This being Thursday, it's time for another edition of Thursday Movie Picks, the blogathon run by Wandering Through the Shelves. We're out of October, so no more horror! This time around, the theme is scientists, which sounds like one we might have done before. I came up with three movies, and when I checked to see if I'd used them before, a search of the blog said no I hadn't. However, at least two of the movies I thought I'd written a full-length post on before, and the search didn't find those. It's possible that Google's search (since they own Blogger) is screwing up, but when I did a search with DuckDuckGo, that didn't yield any hits either. One of these days I'm going to have to start getting around to making a database of all the movies I've done full-length posts on. Anyhow, with that in mind, here are the three movies for this week's TMP:
Yellow Jack (1938). You may have heard of Walter Reed, the doctor after whom the big army hospital in the Washington DC area is named. His claim to fame was figuring out that it was mosquitoes that transmitted yellow fever, and eradicated them first from Cuba and then Panama, enabling the construction of the Panama Canal. Lewis Stone plays Reed, with the fictive drama for the movie surrounding a Marine officer played by Robert Montgomery who takes part in the experiments to find the cause of, and cure for, yellow fever.

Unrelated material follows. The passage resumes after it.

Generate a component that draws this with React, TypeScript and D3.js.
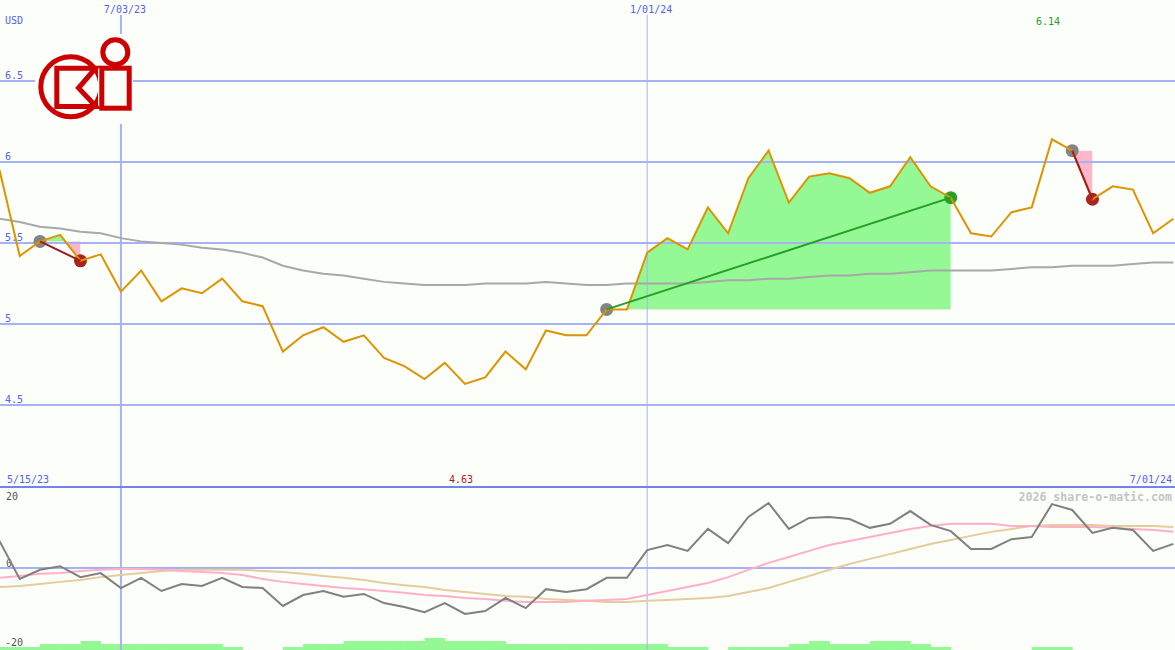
import React from "react";
import * as d3 from "d3";

// ---------- data ----------
const startDate = new Date(2023, 4, 22);
const endDate = new Date(2024, 6, 1);
const weeks: Date[] = d3.timeMonday.range(startDate, d3.timeDay.offset(endDate, 1));

const price = [
  5.95, 5.42, 5.51, 5.55, 5.39, 5.43, 5.2, 5.33, 5.14, 5.22,
  5.19, 5.28, 5.14, 5.11, 4.83, 4.93, 4.98, 4.89, 4.93, 4.79,
  4.74, 4.66, 4.76, 4.63, 4.67, 4.83, 4.72, 4.96, 4.93, 4.93,
  5.09, 5.09, 5.44, 5.53, 5.46, 5.72, 5.56, 5.9, 6.07, 5.75,
  5.91, 5.93, 5.9, 5.81, 5.85, 6.03, 5.85, 5.78, 5.56, 5.54,
  5.69, 5.72, 6.14, 6.07, 5.77, 5.85, 5.83, 5.56, 5.65,
];

const movingAvg = [
  5.65, 5.63, 5.6, 5.59, 5.57, 5.56, 5.53, 5.51, 5.5, 5.49,
  5.47, 5.46, 5.44, 5.41, 5.36, 5.33, 5.31, 5.3, 5.28, 5.26,
  5.25, 5.24, 5.24, 5.24, 5.25, 5.25, 5.25, 5.26, 5.25, 5.24,
  5.24, 5.25, 5.25, 5.25, 5.25, 5.26, 5.27, 5.27, 5.28, 5.28,
  5.29, 5.3, 5.3, 5.31, 5.31, 5.32, 5.33, 5.33, 5.33, 5.33,
  5.34, 5.35, 5.35, 5.36, 5.36, 5.36, 5.37, 5.38, 5.38,
];

const oscillator = [
  7.4, -3.0, -0.5, 0.5, -2.5, -1.4, -5.5, -2.7, -6.3, -4.4,
  -4.9, -2.7, -5.2, -5.5, -10.4, -7.4, -6.3, -7.9, -7.1, -9.6,
  -10.7, -12.1, -9.6, -12.6, -11.8, -8.2, -11.0, -5.8, -6.6, -5.8,
  -2.7, -2.7, 4.9, 6.3, 4.7, 10.7, 6.8, 14.0, 17.8, 10.7,
  13.7, 14.0, 13.4, 11.0, 12.1, 15.6, 11.8, 10.1, 5.2, 5.2,
  7.9, 8.5, 17.5, 15.9, 9.6, 11.0, 10.4, 4.7, 6.6,
];

const signalPink = [
  -2.7, -2.2, -1.6, -1.4, -0.8, -0.5, -0.3, -0.3, -0.5, -0.8,
  -1.1, -1.4, -1.9, -3.0, -3.8, -4.4, -4.9, -5.5, -5.8, -6.3,
  -6.8, -7.4, -7.7, -8.2, -8.5, -9.0, -9.3, -9.3, -9.3, -9.0,
  -8.8, -8.5, -7.4, -6.3, -5.2, -4.1, -2.5, -0.5, 1.4, 3.0,
  4.7, 6.3, 7.4, 8.5, 9.6, 10.7, 11.5, 12.1, 12.1, 12.1,
  11.5, 11.5, 11.2, 11.2, 11.2, 11.0, 10.7, 10.4, 9.9,
];

const signalTan = [
  -5.2, -4.9, -4.4, -3.8, -3.3, -2.5, -1.9, -1.4, -0.8, -0.5,
  -0.5, -0.5, -0.5, -0.8, -1.1, -1.6, -2.2, -2.7, -3.3, -4.1,
  -4.7, -5.2, -6.0, -6.6, -7.1, -7.7, -7.9, -8.5, -8.8, -9.0,
  -9.3, -9.3, -9.0, -8.8, -8.5, -8.2, -7.7, -6.6, -5.5, -3.8,
  -2.2, -0.5, 1.1, 2.5, 3.8, 5.2, 6.6, 7.7, 8.8, 9.9,
  10.7, 11.5, 11.8, 11.8, 11.8, 11.5, 11.5, 11.5, 11.2,
];

const volume = [
  1, 1, 2, 2, 3, 2, 2, 2, 2, 2,
  2, 1, 0, 0, 1, 2, 2, 3, 3, 3,
  3, 4, 3, 3, 3, 2, 2, 2, 2, 2,
  2, 2, 2, 1, 1, 0, 1, 1, 1, 2,
  3, 2, 2, 3, 3, 2, 1, 0, 0, 0,
  0, 1, 1, 0, 0, 0, 0, 0, 0,
];

const priceTicks = [4.5, 5, 5.5, 6, 6.5];
const priceTickLabels = ["4.5", "5", "5.5", "6", "6.5"];
const dateTicks = [new Date(2023, 6, 3), new Date(2024, 0, 1)];
const dateTickLabels = ["7/03/23", "1/01/24"];
const dateTickWidths = [2, 1];
const oscTicks = [20, 0, -20];
const oscTickLabels = ["20", "0", "-20"];
const trades = [
  { entry: 2, exit: 4 },
  { entry: 30, exit: 47 },
  { entry: 53, exit: 54 },
];

// ---------- styles ----------
const BG = "#fcfefa";
const GRID = "#a6b2f4";
const BLUE_TEXT = "#5262f0";
const FONT = "'DejaVu Sans Mono', monospace";
const LOGO_RED = "#cc0000";

export default function App() {
  const W = 1175;
  const H = 650;
  const x = d3.scaleTime().domain([startDate, endDate]).range([-0.5, 1173.4]);
  const y = d3.scaleLinear().domain([4.5, 6.5]).range([405, 81]);
  const yo = d3.scaleLinear().domain([-20, 20]).range([641, 495]);
  const yv = d3.scaleLinear().domain([0, 4]).range([650, 638]);

  const xi = (i: number) => x(weeks[i]);

  const priceLine = d3.line<number>().x((_, i) => xi(i)).y((d) => y(d));
  const oscLine = d3.line<number>().x((_, i) => xi(i)).y((d) => yo(d));

  const minIdx = d3.minIndex(price);
  const maxIdx = d3.maxIndex(price);

  return (
    <svg
      width={W}
      height={H}
      style={{ position: "absolute", left: 0, top: 0, display: "block", background: BG }}
      fontFamily={FONT}
    >
      <rect x={0} y={0} width={W} height={H} fill={BG} />
      <defs>
        {trades.map((t, k) => {
          const x0 = xi(t.entry);
          const x1 = xi(t.exit);
          const ly = y(price[t.entry]);
          return (
            <React.Fragment key={k}>
              <clipPath id={`up${k}`}>
                <rect x={x0} y={0} width={x1 - x0} height={ly} />
              </clipPath>
              <clipPath id={`dn${k}`}>
                <rect x={x0} y={ly} width={x1 - x0} height={H - ly} />
              </clipPath>
            </React.Fragment>
          );
        })}
        <clipPath id="logoCircleClip">
          <rect x={30} y={40} width={68} height={90} />
        </clipPath>
      </defs>

      {/* trade fills */}
      {trades.map((t, k) => {
        const idx = d3.range(t.entry, t.exit + 1);
        const ly = y(price[t.entry]);
        const area = d3
          .area<number>()
          .x((i) => xi(i))
          .y0(ly)
          .y1((i) => y(price[i]));
        const dAttr = area(idx) || "";
        return (
          <g key={k}>
            <path d={dAttr} fill="#94f894" clipPath={`url(#up${k})`} />
            <path d={dAttr} fill="#ffb6c8" clipPath={`url(#dn${k})`} />
          </g>
        );
      })}

      {/* volume bars */}
      {volume.map((v, i) =>
        v > 0 && i < weeks.length - 1 ? (
          <rect
            key={i}
            x={xi(i)}
            y={yv(v)}
            width={xi(i + 1) - xi(i) + 0.5}
            height={yv(0) - yv(v)}
            fill="#94f894"
          />
        ) : null
      )}

      {/* horizontal price gridlines */}
      {priceTicks.map((t, k) => (
        <g key={k}>
          <line x1={0} x2={W} y1={y(t)} y2={y(t)} stroke={GRID} strokeWidth={2} />
          <text x={5} y={y(t) - 2} fontSize={10} fill={BLUE_TEXT}>
            {priceTickLabels[k]}
          </text>
        </g>
      ))}

      {/* vertical date gridlines */}
      {dateTicks.map((d, k) => (
        <g key={k}>
          <line
            x1={x(d)}
            x2={x(d)}
            y1={15}
            y2={H}
            stroke={GRID}
            strokeWidth={dateTickWidths[k]}
          />
          <text x={x(d) + 4} y={13} fontSize={10} fill={BLUE_TEXT} textAnchor="middle">
            {dateTickLabels[k]}
          </text>
        </g>
      ))}

      {/* lower panel frame */}
      <line x1={0} x2={W} y1={487} y2={487} stroke="#7282f0" strokeWidth={2} />
      <line x1={0} x2={W} y1={yo(0)} y2={yo(0)} stroke={GRID} strokeWidth={2} />
      {oscTicks.map((t, k) => (
        <text key={k} x={k === 2 ? 5 : 6} y={yo(t) + (k === 1 ? -1 : 5)} fontSize={10} fill="#555">
          {oscTickLabels[k]}
        </text>
      ))}
      <text x={7} y={483} fontSize={10} fill={BLUE_TEXT}>5/15/23</text>
      <text x={1172} y={483} fontSize={10} fill={BLUE_TEXT} textAnchor="end">7/01/24</text>
      <text x={1172} y={501} fontSize={11.6} fontWeight="bold" fill="#c4c4c4" textAnchor="end">
        2026 share-o-matic.com
      </text>

      {/* oscillator lines */}
      <path d={oscLine(signalTan) || ""} fill="none" stroke="#e4cc9c" strokeWidth={2} />
      <path d={oscLine(signalPink) || ""} fill="none" stroke="#ffb0c8" strokeWidth={2} />
      <path d={oscLine(oscillator) || ""} fill="none" stroke="#808080" strokeWidth={2} />

      {/* moving average */}
      <path d={priceLine(movingAvg) || ""} fill="none" stroke="#a8a8a8" strokeWidth={2} />

      {/* trade markers */}
      {trades.map((t, k) => {
        const win = price[t.exit] > price[t.entry];
        return (
          <g key={k}>
            <circle cx={xi(t.entry)} cy={y(price[t.entry])} r={6.5} fill="#848484" />
            <circle cx={xi(t.exit)} cy={y(price[t.exit])} r={6.5} fill={win ? "#28a028" : "#aa2222"} />
          </g>
        );
      })}

      {/* price line */}
      <path d={priceLine(price) || ""} fill="none" stroke="#dc9400" strokeWidth={2} />

      {/* trade lines */}
      {trades.map((t, k) => {
        const win = price[t.exit] > price[t.entry];
        return (
          <line
            key={k}
            x1={xi(t.entry)}
            y1={y(price[t.entry])}
            x2={xi(t.exit)}
            y2={y(price[t.exit])}
            stroke={win ? "#22a022" : "#a01c1c"}
            strokeWidth={2}
          />
        );
      })}

      {/* min / max labels */}
      <text x={xi(maxIdx) - 4} y={25} fontSize={10} fill="#22a022" textAnchor="middle">
        {d3.format(".2f")(price[maxIdx])}
      </text>
      <text x={xi(minIdx) - 4} y={483} fontSize={10} fill="#aa1c1c" textAnchor="middle">
        {d3.format(".2f")(price[minIdx])}
      </text>

      <text x={5} y={24} fontSize={10} fill={BLUE_TEXT}>USD</text>

      {/* logo */}
      <g>
        <rect x={35} y={34} width={98} height={90} fill={BG} />
        <circle
          cx={70.8}
          cy={86.8}
          r={30}
          fill="none"
          stroke={LOGO_RED}
          strokeWidth={5}
          clipPath="url(#logoCircleClip)"
        />
        <polygon
          points="56.8,68.2 95.5,68.2 78.5,88 96,106.5 56.8,106.5"
          fill={BG}
          stroke={LOGO_RED}
          strokeWidth={5}
          strokeLinejoin="miter"
        />
        <rect x={101.8} y={68.2} width={27.4} height={40} fill={BG} stroke={LOGO_RED} strokeWidth={5} />
        <circle cx={115.3} cy={52.2} r={12.5} fill={BG} stroke={LOGO_RED} strokeWidth={5} />
      </g>
    </svg>
  );
}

Green Light (1937). Errol Flynn plays a doctor at a private hospital who takes the fall when his coleague botches a surgery that leaves a patient dead. In order to redeem himself in the eyes of the dead patient's lovely daughter (Anita Louise), Flynn goes off to Montana where an old doctor friend of his (Walter Abel) is researching the cause of Rocky Mountain Spotted Fever. Flynn takes part in the experiments, even though they could kill him since the cure for the disease is not yet known (at least, not at the time the movie was made).
Madame Curie (1943). Greer Garson plays Marie Skłodowska, a Polish physics student who meets Pierre Curie (Walter Pidgeon) and eventually marries him. Together, the two do all sorts of pioneering work in physics, notably isolating the element radium after a lot of research. But Pierre dies tragically while Marie would go on to die of a radiation-induced autoimmune disease.